Starting at the top of the listing, extract every line up to and including the one with "from matplotlib.lines import Line2D". Pictures stay out of the copy.
*** Collected material ***
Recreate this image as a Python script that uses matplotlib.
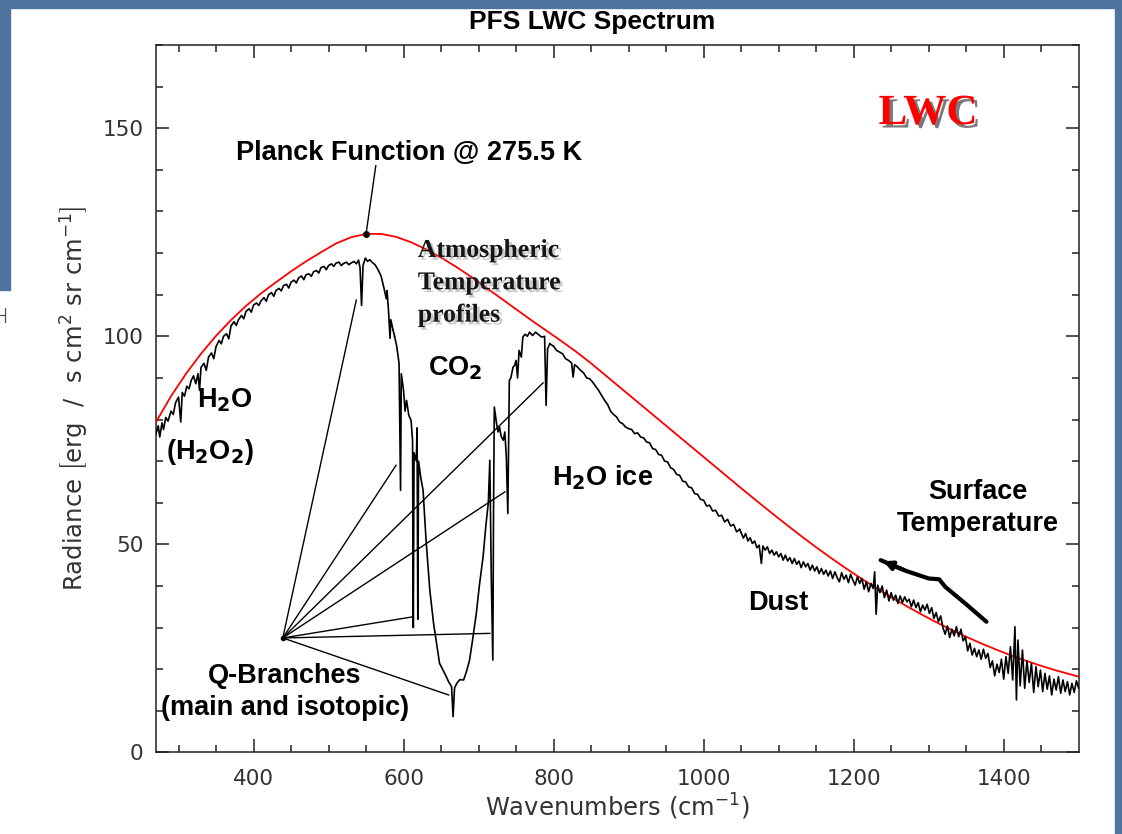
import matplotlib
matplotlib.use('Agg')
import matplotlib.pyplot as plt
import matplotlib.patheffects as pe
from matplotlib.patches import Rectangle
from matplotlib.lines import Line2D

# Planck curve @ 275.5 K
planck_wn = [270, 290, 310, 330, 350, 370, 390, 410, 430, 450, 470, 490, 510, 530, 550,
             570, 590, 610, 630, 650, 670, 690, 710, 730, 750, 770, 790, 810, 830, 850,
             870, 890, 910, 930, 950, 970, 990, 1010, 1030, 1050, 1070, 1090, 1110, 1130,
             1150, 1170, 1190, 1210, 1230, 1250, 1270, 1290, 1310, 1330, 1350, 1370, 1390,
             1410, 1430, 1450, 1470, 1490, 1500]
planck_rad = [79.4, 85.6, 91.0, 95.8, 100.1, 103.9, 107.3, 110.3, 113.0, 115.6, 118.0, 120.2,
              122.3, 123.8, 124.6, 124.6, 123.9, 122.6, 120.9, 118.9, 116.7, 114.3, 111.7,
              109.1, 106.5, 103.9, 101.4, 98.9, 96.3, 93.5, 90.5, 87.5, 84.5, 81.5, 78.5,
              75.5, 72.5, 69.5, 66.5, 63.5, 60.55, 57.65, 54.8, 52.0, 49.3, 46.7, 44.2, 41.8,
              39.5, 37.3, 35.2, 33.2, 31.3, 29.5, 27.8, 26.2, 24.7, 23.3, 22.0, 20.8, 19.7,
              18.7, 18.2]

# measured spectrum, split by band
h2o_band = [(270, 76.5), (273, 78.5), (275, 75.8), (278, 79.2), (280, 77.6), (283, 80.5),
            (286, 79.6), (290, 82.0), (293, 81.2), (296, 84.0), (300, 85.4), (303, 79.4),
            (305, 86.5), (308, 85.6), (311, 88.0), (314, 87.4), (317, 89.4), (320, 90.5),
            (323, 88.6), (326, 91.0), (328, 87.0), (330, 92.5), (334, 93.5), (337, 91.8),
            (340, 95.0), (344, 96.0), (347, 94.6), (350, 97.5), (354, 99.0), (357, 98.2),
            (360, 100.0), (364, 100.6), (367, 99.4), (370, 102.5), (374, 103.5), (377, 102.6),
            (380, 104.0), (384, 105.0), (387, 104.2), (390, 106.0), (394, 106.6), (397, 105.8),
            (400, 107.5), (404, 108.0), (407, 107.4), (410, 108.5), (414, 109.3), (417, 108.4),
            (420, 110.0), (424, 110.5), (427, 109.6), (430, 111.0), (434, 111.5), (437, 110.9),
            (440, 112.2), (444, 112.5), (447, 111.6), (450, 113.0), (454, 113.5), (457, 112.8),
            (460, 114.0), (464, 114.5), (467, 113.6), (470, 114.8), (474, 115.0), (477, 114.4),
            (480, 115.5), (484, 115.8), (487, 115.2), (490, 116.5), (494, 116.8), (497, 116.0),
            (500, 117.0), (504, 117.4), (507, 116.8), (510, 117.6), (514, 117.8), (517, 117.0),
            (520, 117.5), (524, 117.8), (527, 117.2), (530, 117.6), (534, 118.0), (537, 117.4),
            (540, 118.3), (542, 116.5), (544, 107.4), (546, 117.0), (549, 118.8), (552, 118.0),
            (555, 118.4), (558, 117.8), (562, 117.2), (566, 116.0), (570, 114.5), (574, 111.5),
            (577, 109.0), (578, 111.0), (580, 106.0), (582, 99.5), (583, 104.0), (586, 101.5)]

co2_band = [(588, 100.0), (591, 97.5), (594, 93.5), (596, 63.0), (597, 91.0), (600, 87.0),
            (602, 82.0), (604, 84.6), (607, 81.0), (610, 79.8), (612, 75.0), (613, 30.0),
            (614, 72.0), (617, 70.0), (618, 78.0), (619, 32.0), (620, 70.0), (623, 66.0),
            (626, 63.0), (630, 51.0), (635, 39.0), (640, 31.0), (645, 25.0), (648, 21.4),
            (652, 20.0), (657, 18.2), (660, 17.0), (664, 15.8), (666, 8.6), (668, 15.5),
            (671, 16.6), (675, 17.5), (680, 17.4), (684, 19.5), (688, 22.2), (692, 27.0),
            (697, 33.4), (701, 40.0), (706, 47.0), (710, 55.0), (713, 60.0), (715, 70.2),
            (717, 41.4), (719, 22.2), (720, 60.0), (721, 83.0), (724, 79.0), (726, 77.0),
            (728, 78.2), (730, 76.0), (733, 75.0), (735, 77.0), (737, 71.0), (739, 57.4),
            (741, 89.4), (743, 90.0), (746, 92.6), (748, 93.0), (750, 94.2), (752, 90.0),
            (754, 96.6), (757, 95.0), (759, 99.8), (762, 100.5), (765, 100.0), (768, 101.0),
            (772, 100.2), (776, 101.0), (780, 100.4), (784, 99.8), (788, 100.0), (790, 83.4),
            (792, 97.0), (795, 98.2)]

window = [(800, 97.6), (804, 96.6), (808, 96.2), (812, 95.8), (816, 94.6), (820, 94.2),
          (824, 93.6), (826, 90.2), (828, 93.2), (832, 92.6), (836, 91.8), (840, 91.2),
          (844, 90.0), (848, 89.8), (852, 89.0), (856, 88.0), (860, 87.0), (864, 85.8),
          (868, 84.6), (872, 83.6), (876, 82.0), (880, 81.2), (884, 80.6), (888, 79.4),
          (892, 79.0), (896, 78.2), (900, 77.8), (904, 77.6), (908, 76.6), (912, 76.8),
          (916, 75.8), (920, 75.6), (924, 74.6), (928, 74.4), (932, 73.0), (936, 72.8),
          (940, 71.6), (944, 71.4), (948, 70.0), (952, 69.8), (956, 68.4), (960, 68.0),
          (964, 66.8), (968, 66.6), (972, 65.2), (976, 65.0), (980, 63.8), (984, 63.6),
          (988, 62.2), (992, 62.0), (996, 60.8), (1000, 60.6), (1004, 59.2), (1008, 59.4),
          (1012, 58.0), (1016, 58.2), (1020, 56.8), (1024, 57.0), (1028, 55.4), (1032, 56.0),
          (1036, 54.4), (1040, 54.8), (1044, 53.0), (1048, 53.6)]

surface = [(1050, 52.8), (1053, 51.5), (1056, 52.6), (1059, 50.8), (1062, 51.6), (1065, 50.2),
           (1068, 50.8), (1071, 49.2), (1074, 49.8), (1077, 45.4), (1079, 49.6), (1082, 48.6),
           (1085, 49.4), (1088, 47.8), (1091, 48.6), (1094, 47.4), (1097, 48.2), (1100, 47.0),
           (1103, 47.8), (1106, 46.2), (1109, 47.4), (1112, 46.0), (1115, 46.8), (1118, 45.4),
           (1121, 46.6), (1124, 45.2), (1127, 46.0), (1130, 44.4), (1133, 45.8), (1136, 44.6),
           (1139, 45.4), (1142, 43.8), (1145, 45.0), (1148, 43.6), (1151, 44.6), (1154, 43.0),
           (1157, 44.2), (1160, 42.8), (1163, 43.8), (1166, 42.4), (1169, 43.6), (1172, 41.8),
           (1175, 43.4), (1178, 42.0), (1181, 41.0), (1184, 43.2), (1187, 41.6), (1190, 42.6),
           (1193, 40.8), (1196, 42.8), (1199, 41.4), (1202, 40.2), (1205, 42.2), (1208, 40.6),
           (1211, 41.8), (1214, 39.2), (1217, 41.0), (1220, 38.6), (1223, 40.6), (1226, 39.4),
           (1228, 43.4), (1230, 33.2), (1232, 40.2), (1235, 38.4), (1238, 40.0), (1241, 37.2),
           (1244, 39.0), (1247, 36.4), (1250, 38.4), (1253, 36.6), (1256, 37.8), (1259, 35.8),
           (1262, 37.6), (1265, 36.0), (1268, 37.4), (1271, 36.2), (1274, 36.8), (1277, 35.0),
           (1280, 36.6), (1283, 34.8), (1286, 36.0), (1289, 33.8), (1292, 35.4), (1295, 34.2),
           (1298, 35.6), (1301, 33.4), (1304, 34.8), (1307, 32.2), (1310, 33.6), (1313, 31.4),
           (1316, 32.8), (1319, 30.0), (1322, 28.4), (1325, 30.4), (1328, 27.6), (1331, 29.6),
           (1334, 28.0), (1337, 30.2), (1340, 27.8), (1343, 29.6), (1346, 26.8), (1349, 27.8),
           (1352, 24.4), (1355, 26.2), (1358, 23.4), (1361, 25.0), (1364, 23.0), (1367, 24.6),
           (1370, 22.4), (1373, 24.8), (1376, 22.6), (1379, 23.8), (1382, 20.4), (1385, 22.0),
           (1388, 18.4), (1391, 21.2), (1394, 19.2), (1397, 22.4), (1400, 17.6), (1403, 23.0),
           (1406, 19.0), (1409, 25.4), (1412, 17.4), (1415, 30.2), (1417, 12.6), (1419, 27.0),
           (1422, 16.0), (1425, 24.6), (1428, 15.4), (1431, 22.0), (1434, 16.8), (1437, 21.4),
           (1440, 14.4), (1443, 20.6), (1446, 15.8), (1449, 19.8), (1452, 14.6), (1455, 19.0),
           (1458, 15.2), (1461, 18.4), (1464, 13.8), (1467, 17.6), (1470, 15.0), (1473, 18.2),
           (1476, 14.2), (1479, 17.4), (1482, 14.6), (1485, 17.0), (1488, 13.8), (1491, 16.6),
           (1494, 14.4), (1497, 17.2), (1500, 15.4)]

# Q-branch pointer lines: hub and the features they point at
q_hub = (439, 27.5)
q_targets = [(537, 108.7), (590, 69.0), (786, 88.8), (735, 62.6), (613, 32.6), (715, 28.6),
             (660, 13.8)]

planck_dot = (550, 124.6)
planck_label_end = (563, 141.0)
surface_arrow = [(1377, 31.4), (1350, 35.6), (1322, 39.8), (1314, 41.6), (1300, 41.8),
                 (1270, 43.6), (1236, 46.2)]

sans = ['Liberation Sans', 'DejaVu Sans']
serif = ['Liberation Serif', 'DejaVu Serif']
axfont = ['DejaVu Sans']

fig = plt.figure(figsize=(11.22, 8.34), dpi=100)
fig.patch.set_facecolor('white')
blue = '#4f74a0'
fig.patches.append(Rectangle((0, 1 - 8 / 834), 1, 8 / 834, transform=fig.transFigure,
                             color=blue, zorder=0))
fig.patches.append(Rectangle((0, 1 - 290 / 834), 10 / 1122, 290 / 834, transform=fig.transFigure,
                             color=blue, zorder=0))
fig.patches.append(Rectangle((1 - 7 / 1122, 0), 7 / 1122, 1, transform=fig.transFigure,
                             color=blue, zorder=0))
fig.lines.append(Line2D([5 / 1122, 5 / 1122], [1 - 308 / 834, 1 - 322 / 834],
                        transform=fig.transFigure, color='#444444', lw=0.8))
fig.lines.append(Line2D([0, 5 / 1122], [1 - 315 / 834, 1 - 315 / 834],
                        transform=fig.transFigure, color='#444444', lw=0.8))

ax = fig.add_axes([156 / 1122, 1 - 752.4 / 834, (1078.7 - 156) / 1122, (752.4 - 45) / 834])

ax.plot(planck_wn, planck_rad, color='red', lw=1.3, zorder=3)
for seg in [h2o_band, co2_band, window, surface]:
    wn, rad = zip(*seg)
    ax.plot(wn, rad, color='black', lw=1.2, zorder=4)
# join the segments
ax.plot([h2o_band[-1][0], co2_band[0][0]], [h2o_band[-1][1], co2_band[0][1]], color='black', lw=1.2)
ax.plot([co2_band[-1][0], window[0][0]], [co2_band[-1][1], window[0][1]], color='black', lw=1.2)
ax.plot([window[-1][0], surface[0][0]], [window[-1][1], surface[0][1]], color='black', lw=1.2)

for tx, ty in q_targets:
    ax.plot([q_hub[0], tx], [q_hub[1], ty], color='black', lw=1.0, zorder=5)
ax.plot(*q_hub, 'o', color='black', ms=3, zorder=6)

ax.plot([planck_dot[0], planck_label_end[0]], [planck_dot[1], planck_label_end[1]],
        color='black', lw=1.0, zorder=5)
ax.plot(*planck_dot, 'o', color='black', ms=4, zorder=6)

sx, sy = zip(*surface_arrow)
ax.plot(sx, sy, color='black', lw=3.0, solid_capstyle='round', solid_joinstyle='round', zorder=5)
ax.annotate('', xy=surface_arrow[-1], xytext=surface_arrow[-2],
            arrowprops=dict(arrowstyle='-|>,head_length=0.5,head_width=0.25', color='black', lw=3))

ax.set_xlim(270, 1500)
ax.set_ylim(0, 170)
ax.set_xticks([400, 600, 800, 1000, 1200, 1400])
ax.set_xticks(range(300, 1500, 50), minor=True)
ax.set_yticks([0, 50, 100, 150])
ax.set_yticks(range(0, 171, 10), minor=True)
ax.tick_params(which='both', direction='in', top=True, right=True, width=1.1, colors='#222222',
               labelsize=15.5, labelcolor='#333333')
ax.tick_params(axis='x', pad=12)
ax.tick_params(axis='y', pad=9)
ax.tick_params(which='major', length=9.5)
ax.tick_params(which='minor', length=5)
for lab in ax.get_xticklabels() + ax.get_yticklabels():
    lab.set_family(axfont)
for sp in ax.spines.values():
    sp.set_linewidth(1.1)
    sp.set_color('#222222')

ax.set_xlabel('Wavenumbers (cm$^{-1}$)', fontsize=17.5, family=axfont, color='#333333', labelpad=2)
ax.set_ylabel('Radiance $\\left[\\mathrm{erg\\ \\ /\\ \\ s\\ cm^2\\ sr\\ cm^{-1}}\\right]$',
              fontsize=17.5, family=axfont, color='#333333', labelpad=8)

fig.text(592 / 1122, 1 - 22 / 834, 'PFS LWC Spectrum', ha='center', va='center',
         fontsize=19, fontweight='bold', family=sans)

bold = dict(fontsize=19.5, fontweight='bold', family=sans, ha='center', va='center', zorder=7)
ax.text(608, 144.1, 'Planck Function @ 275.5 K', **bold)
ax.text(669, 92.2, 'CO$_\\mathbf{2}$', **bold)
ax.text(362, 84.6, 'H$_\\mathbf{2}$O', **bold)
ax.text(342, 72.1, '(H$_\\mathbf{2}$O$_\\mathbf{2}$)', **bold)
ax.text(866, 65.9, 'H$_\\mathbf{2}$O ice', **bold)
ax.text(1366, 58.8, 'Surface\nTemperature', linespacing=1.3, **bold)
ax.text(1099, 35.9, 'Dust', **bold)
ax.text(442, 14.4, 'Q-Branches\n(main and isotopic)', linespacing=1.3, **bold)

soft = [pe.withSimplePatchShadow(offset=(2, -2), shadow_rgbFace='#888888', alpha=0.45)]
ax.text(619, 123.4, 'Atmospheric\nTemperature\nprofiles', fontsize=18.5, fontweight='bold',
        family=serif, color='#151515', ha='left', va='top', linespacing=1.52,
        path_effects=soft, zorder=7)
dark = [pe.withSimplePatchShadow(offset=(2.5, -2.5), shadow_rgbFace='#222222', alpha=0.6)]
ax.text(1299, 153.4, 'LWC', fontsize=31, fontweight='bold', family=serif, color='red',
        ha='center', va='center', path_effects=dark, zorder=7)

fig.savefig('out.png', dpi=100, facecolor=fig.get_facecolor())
***
Exercise answer:
Recreate this image as a Python script that uses matplotlib.
import matplotlib
matplotlib.use('Agg')
import matplotlib.pyplot as plt
import matplotlib.patheffects as pe
from matplotlib.patches import Rectangle
from matplotlib.lines import Line2D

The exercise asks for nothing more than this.